Burying the death threat story is a clear example of intellectual dishonesty and journalistic bias.
Don't take my word for it, though. Look into the story of death threats in Wisconsin yourself and see who has been covering the story and who hasn't. Try for a moment to see this story from the perspective of those who you may disagree with on policy and ask yourself how this looks to them. Can you blame them for feeling that way? Then take a few seconds and read those questions I asked you at the beginning of this article.


And then ask why progressives shouldn't expect more from our media -- and ourselves -- than we expect from our political adversaries.
An end note:  it has been our experience that when left-wing folk hurl false accusations against their political opponents there are grounds to expect that whatever they are accusing their opponents of is precisely what they themselves are doing as their standard MO.  For example, in New Zealand we had repeated instances of left-wing, Labour politicians accusing their political opponents (falsely) of all kinds of corrupt practices only to have it emerge later that they themselves were the very ones engaged in those same corruptions all along.  As our parents used to tell us: it takes one to know one. 

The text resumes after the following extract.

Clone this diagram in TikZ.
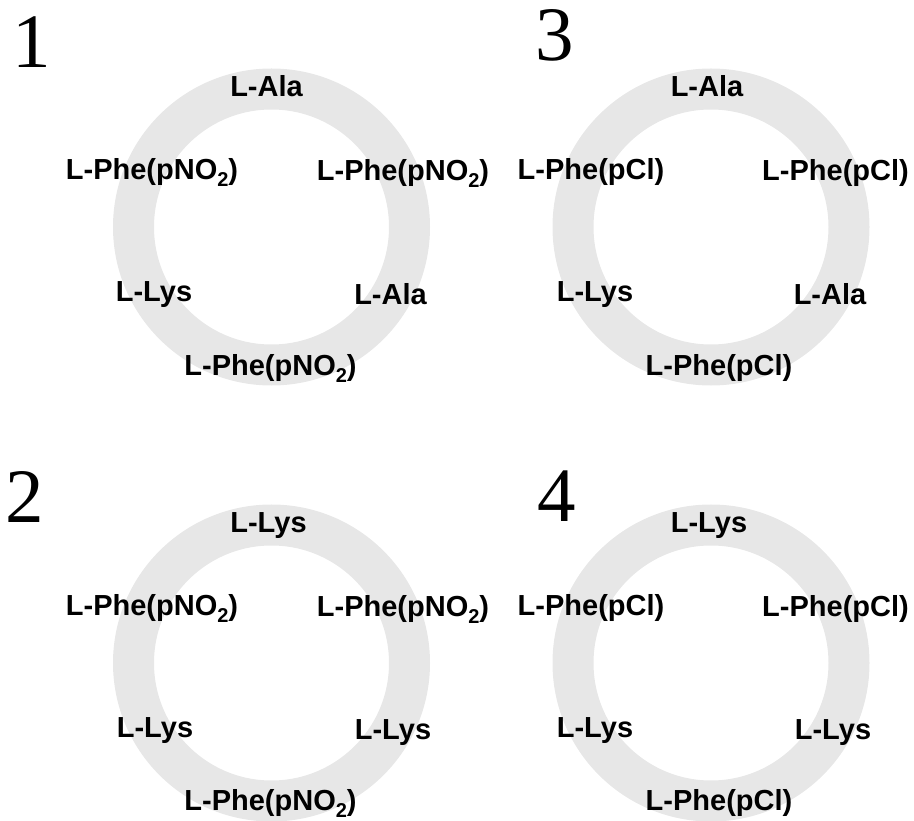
\documentclass[tikz,border=0pt]{standalone}
\usepackage{fontspec}
\setmainfont{Liberation Serif}
\setsansfont{Liberation Sans}
\definecolor{ringgray}{gray}{0.905}
\tikzset{
  ring/.style={draw=ringgray, line width=41pt},
  aa/.style={anchor=base, inner sep=0pt, font=\sffamily\bfseries\fontsize{29}{30}\selectfont},
  num/.style={anchor=base west, inner sep=0pt, font=\rmfamily\fontsize{77}{80}\selectfont}
}
\newcommand{\subtwo}{\raisebox{-7pt}{\fontsize{20}{20}\selectfont 2}}
\newcommand{\pno}{L-Phe(pNO\subtwo)}
\newcommand{\pcl}{L-Phe(pCl)}
\begin{document}
\begin{tikzpicture}[x=1pt,y=-1pt]
\useasboundingbox (0,0) rectangle (914,821);
% rings
\draw[ring] (271.5,227) circle (138);
\draw[ring] (711,227) circle (138);
\draw[ring] (271.5,663) circle (138);
\draw[ring] (711,663) circle (138);
% numbers
\node[num] (n1) at (12,68) {1};
\node[num] (n3) at (535,61) {3};
\node[num] (n2) at (5,522) {2};
\node[num] (n4) at (537,521) {4};
% ring 1
\node[aa] (a1) at (266.5,97) {L-Ala};
\node[aa] (a2) at (152,180) {\pno};
\node[aa] (a3) at (403,181) {\pno};
\node[aa] (a4) at (154,302) {L-Lys};
\node[aa] (a5) at (390.5,305) {L-Ala};
\node[aa] (a6) at (270.5,375) {\pno};
% ring 3
\node[aa] (c1) at (707,97) {L-Ala};
\node[aa] (c2) at (591,180) {\pcl};
\node[aa] (c3) at (835.5,181) {\pcl};
\node[aa] (c4) at (595,302) {L-Lys};
\node[aa] (c5) at (830,305) {L-Ala};
\node[aa] (c6) at (719,375) {\pcl};
% ring 2
\node[aa] (b1) at (268.5,532) {L-Lys};
\node[aa] (b2) at (152,615) {\pno};
\node[aa] (b3) at (403,616) {\pno};
\node[aa] (b4) at (155,737) {L-Lys};
\node[aa] (b5) at (393,739) {L-Lys};
\node[aa] (b6) at (270.5,810) {\pno};
% ring 4
\node[aa] (d1) at (709,532) {L-Lys};
\node[aa] (d2) at (591,615) {\pcl};
\node[aa] (d3) at (835.5,616) {\pcl};
\node[aa] (d4) at (595,737) {L-Lys};
\node[aa] (d5) at (833,739) {L-Lys};
\node[aa] (d6) at (719,810) {\pcl};
\end{tikzpicture}
\end{document}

For two years now we have had left wing organs and politicians denounce right wing grass roots activity as racist, violent, extremist, and revolutionary.  Without a shred of credible evidence.  We have even seen cases of manufacturing and stage managing such behaviour and then attributing it to the Tea Partiers or whatever.  The complicit media has dutifully reported it all as indisputable reality.  It now becomes a bit more likely that all along these folk have been projecting their own image upon their opponents.  They risk appearing certain that their opponents would be engaged in the same kind of things they themselves have been doing all along. 

As Churchill once said, a lie will have gone around the world three times before the truth has put its trousers on.